The Tampa Bay Times first reported Thursday that lawyers for the DeSantis administration argued in court this week before a Leon County judge that the governor's office shouldn't be compelled to turn over call logs from DeSantis' Chief of Staff James Uthmeier's private cellphone.

The Florida Center for Government Accountability sued the DeSantis administration in 2022 for records concerning the migrant flights to Martha's Vineyard that DeSantis organized that year using state resources. The governor's office has turned over many records so far—and disclosed that Uthmeier and other staff used personal email addresses and phones rather than their state-issued ones—but it is currently defying a court order to release Uthmeier's phone logs.

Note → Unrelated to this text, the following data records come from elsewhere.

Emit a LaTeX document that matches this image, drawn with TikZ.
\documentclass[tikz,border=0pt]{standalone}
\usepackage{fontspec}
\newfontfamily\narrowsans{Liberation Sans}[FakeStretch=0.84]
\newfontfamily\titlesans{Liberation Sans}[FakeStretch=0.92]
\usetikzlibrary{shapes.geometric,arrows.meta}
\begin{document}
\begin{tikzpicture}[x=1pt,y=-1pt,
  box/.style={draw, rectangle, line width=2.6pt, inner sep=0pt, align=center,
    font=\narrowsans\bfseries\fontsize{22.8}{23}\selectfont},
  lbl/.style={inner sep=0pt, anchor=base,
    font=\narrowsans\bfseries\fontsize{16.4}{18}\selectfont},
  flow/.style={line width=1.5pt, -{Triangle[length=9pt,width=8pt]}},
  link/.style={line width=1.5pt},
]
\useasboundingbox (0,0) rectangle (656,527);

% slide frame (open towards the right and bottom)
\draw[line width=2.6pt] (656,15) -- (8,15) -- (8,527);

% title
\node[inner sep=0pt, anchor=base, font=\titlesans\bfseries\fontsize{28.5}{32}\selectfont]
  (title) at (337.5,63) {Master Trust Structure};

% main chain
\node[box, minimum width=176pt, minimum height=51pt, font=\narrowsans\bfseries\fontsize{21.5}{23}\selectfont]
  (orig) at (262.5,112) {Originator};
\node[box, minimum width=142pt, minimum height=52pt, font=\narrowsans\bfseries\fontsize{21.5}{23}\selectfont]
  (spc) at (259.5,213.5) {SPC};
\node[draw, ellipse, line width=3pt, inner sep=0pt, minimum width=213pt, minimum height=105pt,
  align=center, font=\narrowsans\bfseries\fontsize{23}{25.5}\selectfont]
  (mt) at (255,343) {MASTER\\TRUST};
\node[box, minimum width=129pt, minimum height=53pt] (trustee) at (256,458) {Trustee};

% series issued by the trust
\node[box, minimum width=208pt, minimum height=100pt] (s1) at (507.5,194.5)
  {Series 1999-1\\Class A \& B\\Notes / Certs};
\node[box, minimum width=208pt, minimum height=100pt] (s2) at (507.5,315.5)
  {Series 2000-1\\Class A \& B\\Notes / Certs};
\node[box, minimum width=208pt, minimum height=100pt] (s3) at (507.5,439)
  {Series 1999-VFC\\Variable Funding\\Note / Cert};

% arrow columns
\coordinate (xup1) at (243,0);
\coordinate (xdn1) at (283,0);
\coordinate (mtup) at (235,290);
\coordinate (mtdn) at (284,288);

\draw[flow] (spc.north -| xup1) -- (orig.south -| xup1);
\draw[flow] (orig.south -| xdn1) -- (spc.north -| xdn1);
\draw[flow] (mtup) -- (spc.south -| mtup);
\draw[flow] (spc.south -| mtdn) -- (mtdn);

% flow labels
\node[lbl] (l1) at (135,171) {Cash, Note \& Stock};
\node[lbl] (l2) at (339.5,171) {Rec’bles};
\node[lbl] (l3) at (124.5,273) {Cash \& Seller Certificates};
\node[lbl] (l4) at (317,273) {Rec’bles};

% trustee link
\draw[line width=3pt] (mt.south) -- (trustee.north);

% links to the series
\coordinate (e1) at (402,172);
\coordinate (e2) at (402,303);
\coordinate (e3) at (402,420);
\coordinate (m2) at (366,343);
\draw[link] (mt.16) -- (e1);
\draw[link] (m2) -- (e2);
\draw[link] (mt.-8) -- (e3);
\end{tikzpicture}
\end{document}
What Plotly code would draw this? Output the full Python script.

"Florida is no longer the Sunshine State when it comes to transparency," says Michael Barfield, the Center's director of public access. "The public's right to know is headed into darkness."

Public records laws are commonly interpreted at both the federal and state levels, including in Florida, to cover records created on private devices and accounts if they concern government business. For example, the 2023 edition of the Florida attorney general's Government-in-the-Sunshine Manual states that "the mere fact that an e-mail is sent from a private e-mail account using a personal computer is not the determining factor as to whether it is a public record; it is whether the e-mail was prepared or received in connection with official agency business."

The manual also notes that "a public official or employee's use of a private cell phone to conduct public business via text messaging 'can create an electronic written public record subject to disclosure' if the text message is 'prepared, owned, used, or retained…within the scope of his or her employment or agency.'"

But DeSantis' lawyers are arguing that Uthmeier's call logs are "tertiary data," the Tampa Bay Times reports:

"If you hold that these tertiary data points are somehow public records that also have to be captured by a public records custodian, that is a sweeping — sweeping — interpretation of public records," DeSantis lawyer Christopher Lunny told Leon County Circuit Judge Lee Marsh on Tuesday.

But under that argument, Marsh said, all government business could be shielded from the public.

"We ought to just put out word, 'Let's do all of our business on private, bring-your-own cellphones," Marsh said. "Then we don't need public records laws because there'll be no public records, right?"

As Reason described in a magazine feature last year on Florida's Sunshine Law, the DeSantis administration is not just chipping away at the once-powerful public records law; it's taking a sledgehammer to it. State lawmakers have made the governor's travel records secret, and the DeSantis administration has also tried to invoke executive privilege over other documents, a privilege that is found nowhere in Florida's Sunshine Law and has never been claimed by previous governors.

DeSantis' office did not immediately respond to a request for comment.